We had bought a few mangoes for the 120+ school children; they would hardly get any in this remote area. As all of them are Buddhists by belief, the local legend that they believe in the community, that when you go to heaven after all your good deeds, you will be received with a mango, and also that the favourite fruit of Lord Buddha was the mango. It was raining like mirror that day and inspite of having a 4 wheel drive Sumo from Miao, we could not cross the M’pen nala. There was no way, we could walk across as the local people feared that the flash flood would take us away. There was not enough time to contact the forest Department elephants. We waited the whole day, knowing that the children will be waiting for us at the school, neither could the teachers reach us, nor we could reach the school. It was only 02 days later that the young teacher Sanjay managed to contact us and we told him that we had left the mangoes with Phupla at Miao. Another senior teacher, Suryamoni had picked it up.
The next continuity was to Dibru-Soikhowa National Park and adjoining areas, including Padumoni Sanctuary. We were sad to hear the news that only a few days before some youths ventured into the DSNP and brought out some dead deer and the same was not reported to the Forest Department. It is every monsoon, when the rains are extremely heavy, the animals assemble at the high areas of the National Park (which is common to a few Pas in Assam) and this is a good opportunity for the poachers, who wait for this time of the year to take on them. The cattle from the islands are shifted to the mainland before every monsoon, but their wild counterparts have their own surviving spirits. Because of the heavy rains we stayed at a very interesting place known as Padmini Resorts, which has easy access to the Protected Areas and also Tea Garden based activities. It is from Vicky, the local tea garden owner, we learnt that the low monsoons in early June has given low crop, but the heavy monsoons now will give good quality tea this year.
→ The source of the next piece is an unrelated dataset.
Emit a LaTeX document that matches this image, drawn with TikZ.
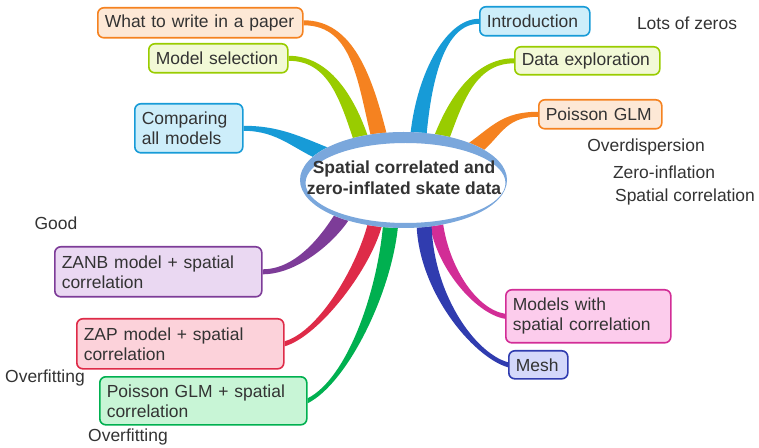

We went on further downstream and tried to reach the Dihing River Camp, but for the Dihing River floods, we could not reach the camp. The men of the camp came to see us at the Ranga-lau Bazaar near the Gammon Bridge on the National Highway, all of them, Prashanta, Dulal, Bittu and others who were happy because they felt that this flood will give them better crop as this will leave their lands more fertile. The Dihing river here falls in the Brahmaputra not far away from the camp and a new bridge, Bogibill which is being built here on Brahmaputra, only the tips of the pillars are visible. As we talk to the elders at Sepiakhati village, they tell us how they took their vegetables and paddy up the Dihing River to the Buddhist villages upstream. They also often heard from their grandparents about the tantric monks with magical powers, who came from the Brahmaputra in boats and traveled upstream on the Dihing River.
We then advanced toward Majuli through Nimatighat to find out about the situation of our friends at Majuli Island, the administration had ordered only 02 to 03 ferries a day and we did not want to take up the space, which were local rations and relief, and hence we moved on to Kaziranga National Park. We went on the roads which were flooded, mainly on dates between 26th to 29th of June, we found a young Rhino foraging close to the road. We have to understand the fact that if the Kaziranga does not flood periodically, the wetlands, which dominates the landscape of Kaziranga will not be replenished, and the habitat will no more be suitable for life. The nature had accordingly provided with highlands which continued to the Karbi Hills, and we as humans have closed all passages with Tea Gardens, villages, oil and electricity establishments, security camps and ofcourse the numerous hotels and lodges. It is mainly the road, the National Highway which has become a barrier for the animals to move to the highlands during floods. Still things carry on; the villagers along with the forest Department make every effort for safe retreat of the animals in danger. The lodge manager was describing that during his return from Guwahati during the high floods, a row of cars and vehicles were stuck up after the Shiva Mandir. He got down from his car and walked ahead and to his wonder found a middle aged village couple rescuing a drowning deer from their fishing boat. All the car passengers who witnessed this act were so moved that the couple was rewarded with a few thousand rupees instantly.
We drove a long distance along the North Bank to Manas Biosphere Reserve, where we have been long involved in channelizing the post political insurgency youths to local conservation and tourism, a process to establishment of peace and bringing the World Heritage Site out of the danger tag. We were worried because the animal sighting in the past 02 have increased, including that of Bengal Tigers, Black Panthers, the reintroduced Rhinos and more. Our members of MEWS were doing good work, the tourism initiative there has enhanced the conservation process. Though it was heavily raining, Manas seemed to be under control and animals moved around quite safely. Manas is a part of Eastern Dooars or Assam Dooars. There are several PAs all along Western, Central and Eastern Dooars in continuation with Bhutan, all formed mostly on the flood plains of the Himalayan riverine system. The unique diversity of habitat from grasslands to high forests has become the home for many endangered and important animal species. These areas become susceptible to massive felling during the monsoons. The monsoon method of ferrying the illegal timber is through the flooded rivers, locally a practice called ‘chali’. Along with several volumes of drift wood, illegally felled trees are also collected at villages where roads and rivers meet and finally sawed illegally in mills or temporary set up manual sawing systems.
Forests or wildlife have always been the sacred resources for the communities of the present Indian subcontinent before the influence of the industrial revolution. The commercialization of the natural resources is hardly a 200 years history which has marginalized the great culture of ‘Biodivinity’ in this subcontinent. This region of Dooars was so rich in timber resource that the British Government in India established railway lines to bring out the timber. We decided to visit Jogikhopa, once a forest area with caves which were the practicing homes for the Tantric Yogis on the Brahmaputra. Often when traders passed on these routes saw the Yogis crossing the Brahmaputra on foot with a tiger or elephant following them. All these places have been touched with so called modern development, centres for transhipment of natural resources, but still carry the memories of our eternally developed past.